REPUBLIKA.CO.ID, KUDUS -- Tingkat pencairan dana desa di Kabupaten Kudus, Jawa Tengah, pada tahun anggaran 2018 mencapai Rp 115 miliar atau 98 persen dari alokasi setahun sebesar Rp 117 miliar. Meski sejumlah desa tak bisa mencairkan dana secara maksimal.
"Dengan pencairan sebesar itu, memang ada beberapa desa yang tidak bisa mencairkan secara maksimal karena beberapa faktor," Kepala Badan Pengelolaan Pendapatan, Keuangan dan Aset Daerah Kabupaten Kudus Eko Djumartono di Kudus, Senin (8/4).
Ia mencontohkan Desa Tergo tidak bisa mencairkan dana desa sama sekali pada tahun anggaran 2018 karena tidak bisa menyampaikan laporan pertanggungjawaban untuk penggunaan dana desa tahun sebelumnya. Desa lainnya yang mengalami kasus serupa, yakni Desa Glantengan karena permasalahan perencanaan untuk berinvestasi, namun belum bisa dilakukan sehingga dananya tidak bisa dicairkan.

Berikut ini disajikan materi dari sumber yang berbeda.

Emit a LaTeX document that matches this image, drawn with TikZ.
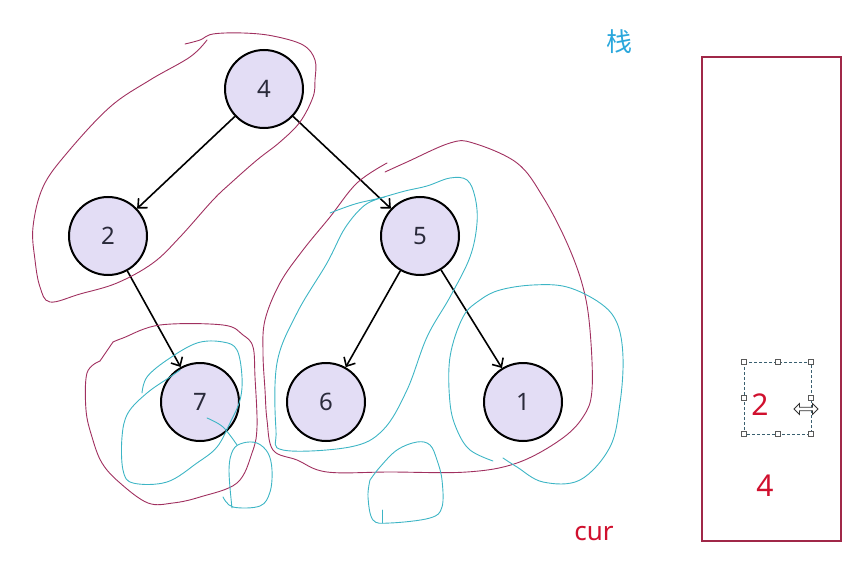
\documentclass[tikz,border=0pt]{standalone}
\usepackage{fontspec}
\setmainfont{Noto Sans}
\newfontfamily\cjk{Noto Sans CJK SC}
\usetikzlibrary{arrows.meta}
\definecolor{nodefill}{HTML}{E3DDF5}
\definecolor{nodetext}{HTML}{2A2A3A}
\definecolor{inkred}{HTML}{A0305F}
\definecolor{inkcyan}{HTML}{3DB5C5}
\definecolor{stackred}{HTML}{A02848}
\definecolor{txtred}{HTML}{D0102E}
\definecolor{txtblue}{HTML}{2AA7DC}
\definecolor{selline}{HTML}{3A6070}
\tikzset{
  tn/.style={circle,draw=black,line width=2pt,fill=nodefill,minimum size=78pt,inner sep=0pt,
    text=nodetext,font=\fontsize{24}{28}\selectfont},
  tedge/.style={line width=1.6pt,-{Straight Barb[length=7pt,width=13pt,line width=1.6pt]}},
  redink/.style={draw=inkred,line width=0.9pt,line join=round,line cap=round},
  cyanink/.style={draw=inkcyan,line width=0.9pt,line join=round,line cap=round},
  handle/.style={draw=gray!70!black,fill=white,line width=0.7pt,minimum size=4.5pt,inner sep=0pt},
  stacktxt/.style={text=txtred,font=\fontsize{30}{34}\selectfont,inner sep=0pt}
}
\begin{document}
\begin{tikzpicture}[x=1pt,y=-1pt]
\useasboundingbox (0,0) rectangle (865,575);
% tree nodes
\node[tn] (n4) at (264,89) {4};
\node[tn] (n2) at (108,236) {2};
\node[tn] (n5) at (420,236) {5};
\node[tn] (n7) at (200,402) {7};
\node[tn] (n6) at (326,402) {6};
\node[tn] (n1) at (523,402) {1};
% edges
\draw[tedge] (n4) -- (n2);
\draw[tedge] (n4) -- (n5);
\draw[tedge] (n2) -- (n7);
\draw[tedge] (n5) -- (n6);
\draw[tedge] (n5) -- (n1);
% freehand: loop around 4 and 2
\draw[redink] plot[smooth,tension=0.6] coordinates {(185,44) (200,40) (213,34) (243,33) (273,36) (303,45) (315,60) (315,80) (313,97) (300,122) (280,142) (257,160) (232,182) (213,200) (180,237) (153,263) (117,283) (80,294) (50,302) (40,287) (35,260) (33,227) (43,187) (67,153) (110,107) (150,80) (190,57) (207,40)};
% loop around 7 (red)
\draw[redink] plot[smooth,tension=0.6] coordinates {(113,342) (123,338) (160,325) (223,325) (243,335) (253,347) (255,377) (257,427) (252,453) (237,483) (200,497) (173,503) (148,503) (120,483) (102,463) (92,437) (86,410) (87,373) (100,361)};
\draw[redink] (100,361) -- (113,342);
% big loop around 5,6,1 (red)
\draw[redink] plot[smooth,tension=0.6] coordinates {(387,163) (357,183) (330,217) (303,250) (280,283) (265,320) (263,353) (265,390) (267,420) (273,450) (297,460) (327,472) (390,472) (467,472) (517,463) (560,440) (583,417) (592,390) (590,330) (583,287) (567,243) (543,197) (517,163) (473,143) (450,143) (407,162) (385,172)};
% cyan loop around 5 and 6
\draw[cyanink] plot[smooth,tension=0.6] coordinates {(330,213) (355,204) (380,198) (405,191) (427,186) (450,178) (467,180) (475,197) (477,223) (470,257) (450,297) (427,337) (407,390) (383,430) (350,447) (283,450) (276,430) (277,363) (297,313) (327,263) (345,228) (365,205) (385,197)};
% cyan loop around 1
\draw[cyanink] plot[smooth,tension=0.6] coordinates {(493,461) (470,450) (457,430) (450,403) (450,357) (463,317) (480,300) (500,290) (533,285) (567,287) (600,303) (617,323) (623,357) (620,403) (610,447) (580,480) (543,482) (517,467) (503,458)};
% small cyan loop bottom
\draw[cyanink] plot[smooth,tension=0.6] coordinates {(370,480) (380,467) (397,450) (417,442) (430,445) (437,460) (442,480) (442,507) (430,518) (390,523) (373,520) (368,497) (370,480)};
\draw[cyanink] (382,510) -- (382,523);
% cyan loops around 7
\draw[cyanink] plot[smooth,tension=0.6] coordinates {(142,393) (147,377) (167,360) (197,343) (223,342) (237,350) (242,377) (240,400) (230,423) (217,447) (197,463) (167,482) (133,483) (123,470) (122,437) (128,413) (147,393) (170,377) (180,370)};
\draw[cyanink] plot[smooth,tension=0.6] coordinates {(207,418) (223,427) (237,445)};
\draw[cyanink] plot[smooth,tension=0.6] coordinates {(223,497) (233,507) (260,506) (270,492) (272,470) (268,453) (257,443) (243,443) (233,450) (229,470) (232,508)};
% stack
\node[text=txtblue,font=\cjk\fontsize{26}{30}\selectfont,inner sep=0pt] (title) at (619,42) {栈};
\draw[stackred,line width=1.2pt] (702,57) rectangle (841,541);
\node[stacktxt] (s2) at (760,405) {2};
\node[stacktxt] (s4) at (765,486) {4};
% selection frame
\coordinate (selA) at (744,362);
\coordinate (selB) at (811,434);
\draw[selline,line width=0.8pt,dash pattern=on 3pt off 2pt] (selA) rectangle (selB);
\foreach \p in {(744,362),(778,362),(811,362),(744,398),(811,398),(744,434),(778,434),(811,434)}
  \node[handle,draw] at \p {};
\draw[fill=white,draw=black!80,line width=0.8pt,line join=miter] (794,409) -- (799.5,403.5) -- (799.5,407.3) -- (812.5,407.3) -- (812.5,403.5) -- (818,409) -- (812.5,414.5) -- (812.5,410.7) -- (799.5,410.7) -- (799.5,414.5) -- cycle;
% cur
\node[text=txtred,font=\fontsize{26}{30}\selectfont,inner sep=0pt] (cur) at (594,534) {cur};
\end{tikzpicture}
\end{document}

Adapun jumlah dana desa yang belum dicairkan oleh Desa Tergo sebesar Rp 1,8 miliar, sedangkan Desa Glantengan sebesar Rp 703,35 juta. Untuk desa lainnya, yakni Desa Kauman yang tidak bisa mencairkan dana desa untuk tahap tiga sebesar Rp 281 juta.
"Meskipun belum bisa dicairkan, namun dana desa tersebut tetap aman karena masih tersimpan di kas daerah sehingga bisa dicairkan pada tahun anggaran berikutnya," ujarnya.

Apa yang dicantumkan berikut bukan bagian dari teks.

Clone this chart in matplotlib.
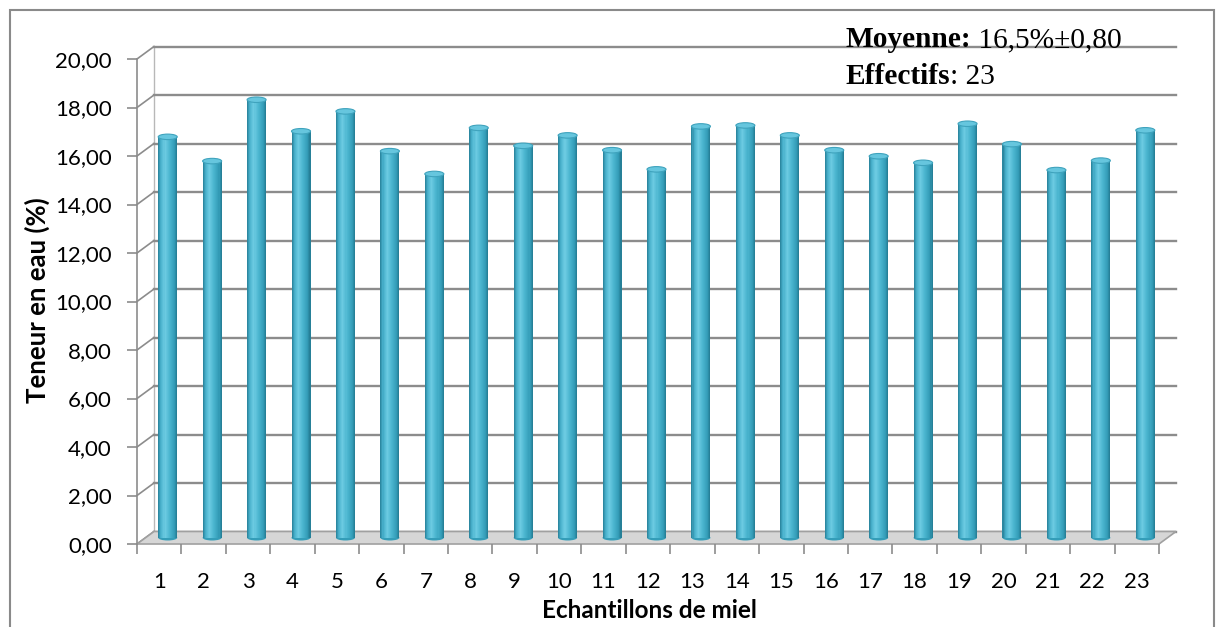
import numpy as np
import matplotlib
matplotlib.use("Agg")
import matplotlib.pyplot as plt
from matplotlib.patches import Polygon, Ellipse, Rectangle
from matplotlib.colors import LinearSegmentedColormap

# data
samples = [str(i) for i in range(1, 24)]
teneur = [16.79, 15.79, 18.32, 17.02, 17.84, 16.20, 15.26, 17.16, 16.42, 16.85, 16.24, 15.45,
          17.22, 17.26, 16.85, 16.24, 15.99, 15.72, 17.33, 16.49, 15.42, 15.81, 17.06]
yticks = np.arange(0, 21, 2)
ytick_labels = [("%.2f" % v).replace(".", ",") for v in yticks]

W, H = 1224, 627
fig = plt.figure(figsize=(W / 100, H / 100), dpi=100)

# front plot area in pixels
x0, x1, y0, y1 = 137, 1159, 544, 59
ax = fig.add_axes([x0 / W, (H - y0) / H, (x1 - x0) / W, (y0 - y1) / H])
n = len(samples)
ax.set_xlim(0.5, n + 0.5)
ax.set_ylim(0, 20)
for s in ax.spines.values():
    s.set_visible(False)

px_x = (x1 - x0) / n          # pixels per category
px_y = (y0 - y1) / 20.0       # pixels per unit
dxu = 17 / px_x               # depth shift, data units
dyu = 12.5 / px_y

grid_c = "#8c8c8c"
# floor
floor = Polygon([(0.5, 0), (n + 0.5, 0), (n + 0.5 + dxu, dyu), (0.5 + dxu, dyu)],
                closed=True, facecolor="#d6d6d6", edgecolor="#a0a0a0", lw=1.2,
                zorder=1, clip_on=False)
ax.add_patch(floor)

# back wall gridlines + side wall slants
for v in yticks:
    ax.plot([0.5 + dxu, n + 0.5 + dxu], [v + dyu, v + dyu], color=grid_c, lw=1.7,
            zorder=0.5, clip_on=False)
    ax.plot([0.5, 0.5 + dxu], [v, v + dyu], color=grid_c, lw=1.2, zorder=0.5, clip_on=False)
ax.plot([0.5 + dxu, 0.5 + dxu], [dyu, 20 + dyu], color="#b8b8b8", lw=1, zorder=0.4, clip_on=False)
ax.plot([0.5, 0.5], [0, 20], color=grid_c, lw=1.2, zorder=2, clip_on=False)

# cylinders
cyl = LinearSegmentedColormap.from_list("cyl", [(0, "#267f98"), (0.15, "#48b0cb"),
                                                (0.35, "#6ccbe2"), (0.6, "#4ab5cf"),
                                                (0.85, "#349db8"), (1, "#237991")])
bw = 19 / px_x
nstrip = 18
sw = bw / nstrip
bot = dyu / 2                 # mid depth of the floor
capw = 5.5 / px_y
xs = np.arange(1, n + 1) + 8.5 / px_x
for xc, v in zip(xs, teneur):
    ax.add_patch(Ellipse((xc, bot), bw, capw, facecolor="#349db8", edgecolor="none",
                         zorder=3, clip_on=False))
    for k in range(nstrip):
        ax.bar(xc - bw / 2 + (k + 0.5) * sw, v - bot, width=sw * 1.02, bottom=bot,
               color=cyl((k + 0.5) / nstrip), linewidth=0, zorder=4, clip_on=False)
    ax.add_patch(Ellipse((xc, v), bw, capw, facecolor="#66c6de", edgecolor="#3fa3bd",
                         lw=0.8, zorder=5, clip_on=False))

# ticks
ax.set_yticks(yticks)
ax.set_yticklabels(ytick_labels, fontsize=16, family="Lato")
ax.tick_params(axis="y", direction="out", length=7, width=1.2, color=grid_c, pad=11)
ax.set_xticks(np.arange(1, n + 1))
ax.set_xticklabels(samples, fontsize=16, family="Lato")
ax.set_xticks(np.arange(0.5, n + 1), minor=True)
ax.tick_params(axis="x", which="major", length=0, pad=20)
ax.tick_params(axis="x", which="minor", direction="out", length=7, width=1.2, color=grid_c)

fig.text(37 / W, (H - 300) / H, "Teneur en eau (%)", rotation=90, ha="center", va="center",
         fontsize=18.5, fontweight="bold", family="Lato")
fig.text(649 / W, (H - 611) / H, "Echantillons de miel", ha="center", va="center",
         fontsize=17.5, fontweight="bold", family="Lato")

# stats box
r = fig.canvas.get_renderer()
for yb, bold, rest in [(580, "Moyenne:", " 16,5%\u00b10,80"), (543, "Effectifs", ": 23")]:
    t1 = fig.text(845 / W, yb / H, bold, fontsize=21.2, fontweight="bold",
                  family="Liberation Serif", va="baseline")
    bb = t1.get_window_extent(r)
    fig.text(bb.x1 / W, yb / H, rest, fontsize=21.2, family="Liberation Serif", va="baseline")

# outer frame
fig.patches.append(Rectangle((10 / W, -0.05), 1204 / W, (H - 10) / H + 0.05,
                             transform=fig.transFigure, fill=False, edgecolor="#8a8a8a",
                             lw=1.5))

fig.savefig("out.png", dpi=100)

Jumlah dana desa yang diterima desa setiap tahunnya mengalami kenaikan. Adapun dana desa yang diterima selama tiga tahun terakhir untuk tahun 2017 tercatat sebesar Rp 103,68 miliar, kemudian tahun 2018 naik menjadi Rp 117 miliar dan tahun ini naik lagi menjadi Rp 139,1 miliar.

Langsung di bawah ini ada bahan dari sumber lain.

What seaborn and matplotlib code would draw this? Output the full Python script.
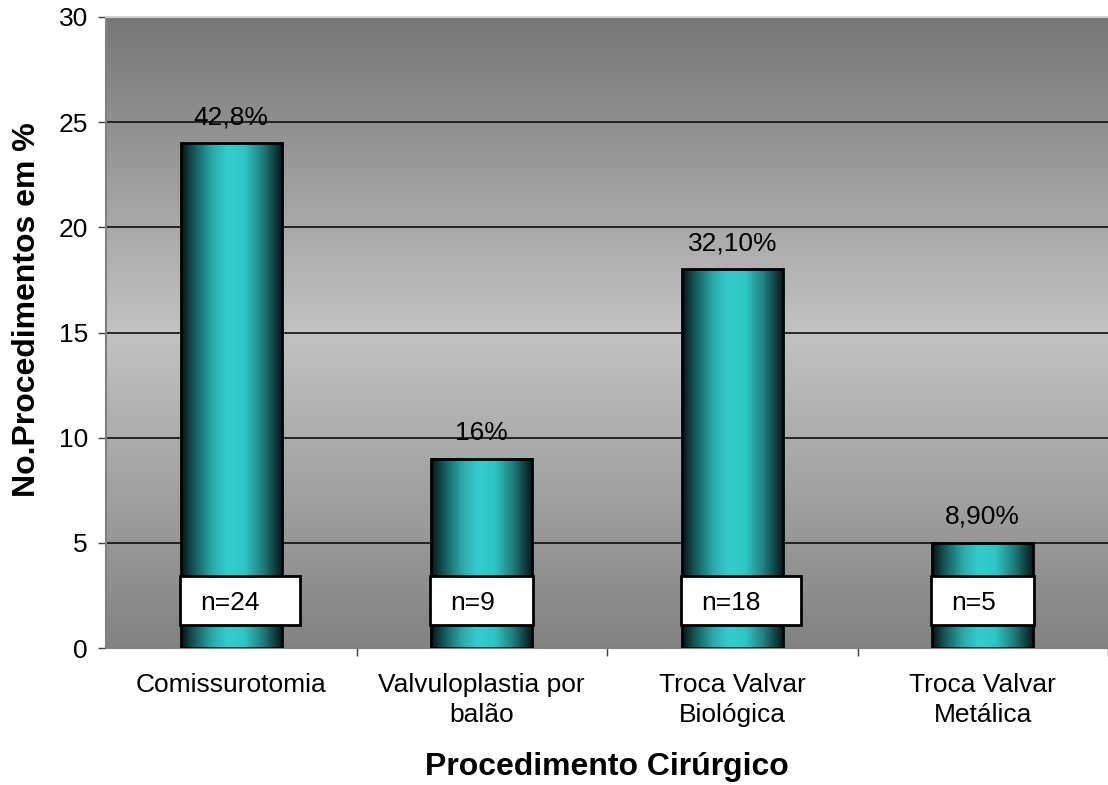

Alokasi dana desa yang diterima Pemkab Kudus, dibagi untuk 123 desa yang tersebar di sembilan kecamatan di Kabupaten Kudus. Untuk mencairkan dana desa, maka masing-masing desa harus memenuhi sejumlah persyaratan, terutama harus sudah menyusun APBDes yang diperkuat dengan Peraturan Desa tentang APBDes.